While my mother was alive, I always felt very close to her. Throughout my childhood, she was a constant, unfailing source of protection and solace. I was that little girl who clung to her mother's skirts (except with my mom, it was more likely to be culottes). Far before I knew what it meant to be a mother, I knew that I would want to be a mother like her: present, calming and with an unlimited of supply of love.
I was recently asked what one thing I would thank my mom for if I could only choose one. The answer came to me immediately: I would thank her for encouraging me to be independent. My mother rarely bestowed advice on me, at least not directly. Both of my parents were pretty laissez-faire in their parenting style. I never had a bedtime, was never forced to be a member of the Clean Plate Club, and generally had a license to play with whoever I wanted. The unbreakable rules were few: respect your elders, don't swear (too much), and no cats. We ate dinner together sometimes but not regularly, and with increasing rarity as my sister and I got older. Life lessons were usually acquired along the way, rarely doled out with the express purpose of imparting wisdom. But there was at least one thing that my mom wanted me to know: Don't grow up to be dependent on me.

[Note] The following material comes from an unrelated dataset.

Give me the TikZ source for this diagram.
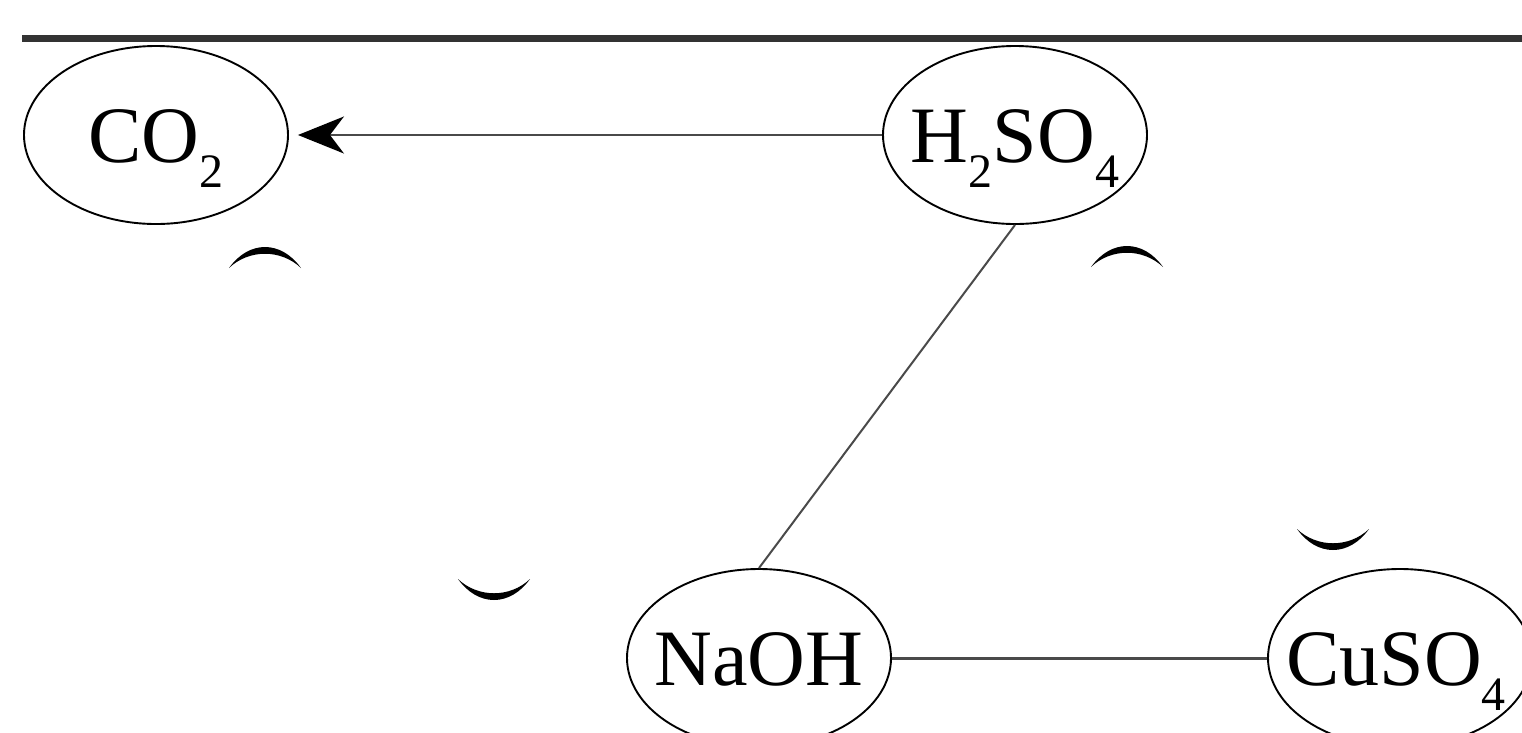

Maybe she remembered how shy I was as a young girl. Maybe she sensed that she wouldn't be around as long as she wanted. Regardless, it stuck. It spoke to my burgeoning independent spirit anyway, so it was a lesson I was eager to accept. She worked with a woman who had a very dependent adult daughter and saw how limiting that was, and wanted none of that for me or my sister. To my mother's credit, both my sister and I followed through and moved away as soon as we graduated. For my sister, it was marriage, for me, college. Perhaps, to my mother's chagrin, we never checked in enough, taking her advice a little too far. (Yes, in retrospect I wish I would've called more.)
I remember a story that my mother used to tell about me to whoever would listen. It involved one of the elderly nuns at our church. While I was trying to memorize all the prayers I needed to know for Catechism class, my mother told me that if I wanted to talk to God, all I really had to do was just talk to Him. I didn't need special words. When I relayed this to Sister Brigitte, she begged to differ. Neither my mother nor I relented, however. Needless to say, I was never confirmed.
In any case, I am eternally grateful for that lesson of independence. Of course, there are a number of things I should thank my mother for, but in keeping with the spirit of the question, this is my number one. Because of this, I have created an identity and a life that is very much my own, one that I can take full credit -- and responsibility -- for. One that I feel she would be proud of. And because of the other things she gave me -- compassion, a sense of humor and humility -- I have learned to not exert my independence at the expense of forming close and intimate relationships. I cherish my friendships deeply and try to be as present and available as possible. Not always easy when you're also trying to develop your career, but always a worthy struggle. Because of my mother it is very important to me that I achieve my own success, but also because of her, I feel a strong desire to cultivate my personal relationships just as much as my professional. As a social justice advocate, my work is very much an extension of who I am, and while this was not my mother's path, I have to believe that she would be proud of me for standing up for my beliefs, and pursuing what is important to me.
On the rare occasions when I was able to see my mother as someone other than my mother, as a person all her own, I remember how much everyone liked her. She was nice, helpful, and fun. She never went to college, genuinely liked being a stay-at-home mom (for the time that our finances allowed that luxury), and wasn't political at all. I have not emulated her choices in that regard, but I do try to emulate her personality. It wasn't just me who liked being around my mom. It was everyone. In this regard, I am constantly trying to be like her, to be that person of warmth.
My mother died 12 years ago, when I was 23, and I still miss her, every day. But this lesson of independence, more than any other, has given me the direction I needed to navigate my adulthood without her. In many ways, who I am today comes from her advice given so many years ago. This is what I will celebrate on Mother's Day.